======== DATA RECORDS

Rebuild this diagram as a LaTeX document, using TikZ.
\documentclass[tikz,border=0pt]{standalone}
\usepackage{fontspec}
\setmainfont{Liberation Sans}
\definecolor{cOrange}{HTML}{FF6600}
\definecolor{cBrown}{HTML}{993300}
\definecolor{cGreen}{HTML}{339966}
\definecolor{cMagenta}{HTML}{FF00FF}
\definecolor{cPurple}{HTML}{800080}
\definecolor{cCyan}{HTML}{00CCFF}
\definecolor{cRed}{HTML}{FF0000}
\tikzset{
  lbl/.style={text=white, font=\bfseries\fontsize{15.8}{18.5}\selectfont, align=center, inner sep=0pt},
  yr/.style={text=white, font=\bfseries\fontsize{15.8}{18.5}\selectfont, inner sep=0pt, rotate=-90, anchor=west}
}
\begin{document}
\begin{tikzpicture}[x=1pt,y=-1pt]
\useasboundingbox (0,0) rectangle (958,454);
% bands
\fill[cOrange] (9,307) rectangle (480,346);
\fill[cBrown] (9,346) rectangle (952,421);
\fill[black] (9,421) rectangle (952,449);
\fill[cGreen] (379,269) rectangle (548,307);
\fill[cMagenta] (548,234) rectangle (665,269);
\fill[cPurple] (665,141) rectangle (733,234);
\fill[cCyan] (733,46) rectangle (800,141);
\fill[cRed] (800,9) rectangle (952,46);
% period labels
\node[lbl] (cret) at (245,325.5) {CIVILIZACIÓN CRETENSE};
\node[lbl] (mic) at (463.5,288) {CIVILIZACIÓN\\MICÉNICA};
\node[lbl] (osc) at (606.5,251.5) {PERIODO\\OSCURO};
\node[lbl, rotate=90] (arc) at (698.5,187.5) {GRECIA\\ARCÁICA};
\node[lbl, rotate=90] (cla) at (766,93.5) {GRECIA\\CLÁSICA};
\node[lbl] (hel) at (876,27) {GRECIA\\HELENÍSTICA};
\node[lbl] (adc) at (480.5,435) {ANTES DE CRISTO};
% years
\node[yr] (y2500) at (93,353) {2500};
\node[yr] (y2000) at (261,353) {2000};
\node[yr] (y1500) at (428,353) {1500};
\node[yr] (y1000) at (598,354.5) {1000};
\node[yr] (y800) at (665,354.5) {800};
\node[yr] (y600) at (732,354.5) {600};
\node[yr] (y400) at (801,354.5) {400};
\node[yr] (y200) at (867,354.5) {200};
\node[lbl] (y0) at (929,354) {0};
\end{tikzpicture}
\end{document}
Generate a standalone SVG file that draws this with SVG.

================

Copy the records above exactly.

## THE SOLUTION
Rebuild this diagram as a LaTeX document, using TikZ.
\documentclass[tikz,border=0pt]{standalone}
\usepackage{fontspec}
\setmainfont{Liberation Sans}
\definecolor{cOrange}{HTML}{FF6600}
\definecolor{cBrown}{HTML}{993300}
\definecolor{cGreen}{HTML}{339966}
\definecolor{cMagenta}{HTML}{FF00FF}
\definecolor{cPurple}{HTML}{800080}
\definecolor{cCyan}{HTML}{00CCFF}
\definecolor{cRed}{HTML}{FF0000}
\tikzset{
  lbl/.style={text=white, font=\bfseries\fontsize{15.8}{18.5}\selectfont, align=center, inner sep=0pt},
  yr/.style={text=white, font=\bfseries\fontsize{15.8}{18.5}\selectfont, inner sep=0pt, rotate=-90, anchor=west}
}
\begin{document}
\begin{tikzpicture}[x=1pt,y=-1pt]
\useasboundingbox (0,0) rectangle (958,454);
% bands
\fill[cOrange] (9,307) rectangle (480,346);
\fill[cBrown] (9,346) rectangle (952,421);
\fill[black] (9,421) rectangle (952,449);
\fill[cGreen] (379,269) rectangle (548,307);
\fill[cMagenta] (548,234) rectangle (665,269);
\fill[cPurple] (665,141) rectangle (733,234);
\fill[cCyan] (733,46) rectangle (800,141);
\fill[cRed] (800,9) rectangle (952,46);
% period labels
\node[lbl] (cret) at (245,325.5) {CIVILIZACIÓN CRETENSE};
\node[lbl] (mic) at (463.5,288) {CIVILIZACIÓN\\MICÉNICA};
\node[lbl] (osc) at (606.5,251.5) {PERIODO\\OSCURO};
\node[lbl, rotate=90] (arc) at (698.5,187.5) {GRECIA\\ARCÁICA};
\node[lbl, rotate=90] (cla) at (766,93.5) {GRECIA\\CLÁSICA};
\node[lbl] (hel) at (876,27) {GRECIA\\HELENÍSTICA};
\node[lbl] (adc) at (480.5,435) {ANTES DE CRISTO};
% years
\node[yr] (y2500) at (93,353) {2500};
\node[yr] (y2000) at (261,353) {2000};
\node[yr] (y1500) at (428,353) {1500};
\node[yr] (y1000) at (598,354.5) {1000};
\node[yr] (y800) at (665,354.5) {800};
\node[yr] (y600) at (732,354.5) {600};
\node[yr] (y400) at (801,354.5) {400};
\node[yr] (y200) at (867,354.5) {200};
\node[lbl] (y0) at (929,354) {0};
\end{tikzpicture}
\end{document}
Generate a standalone SVG file that draws this with SVG.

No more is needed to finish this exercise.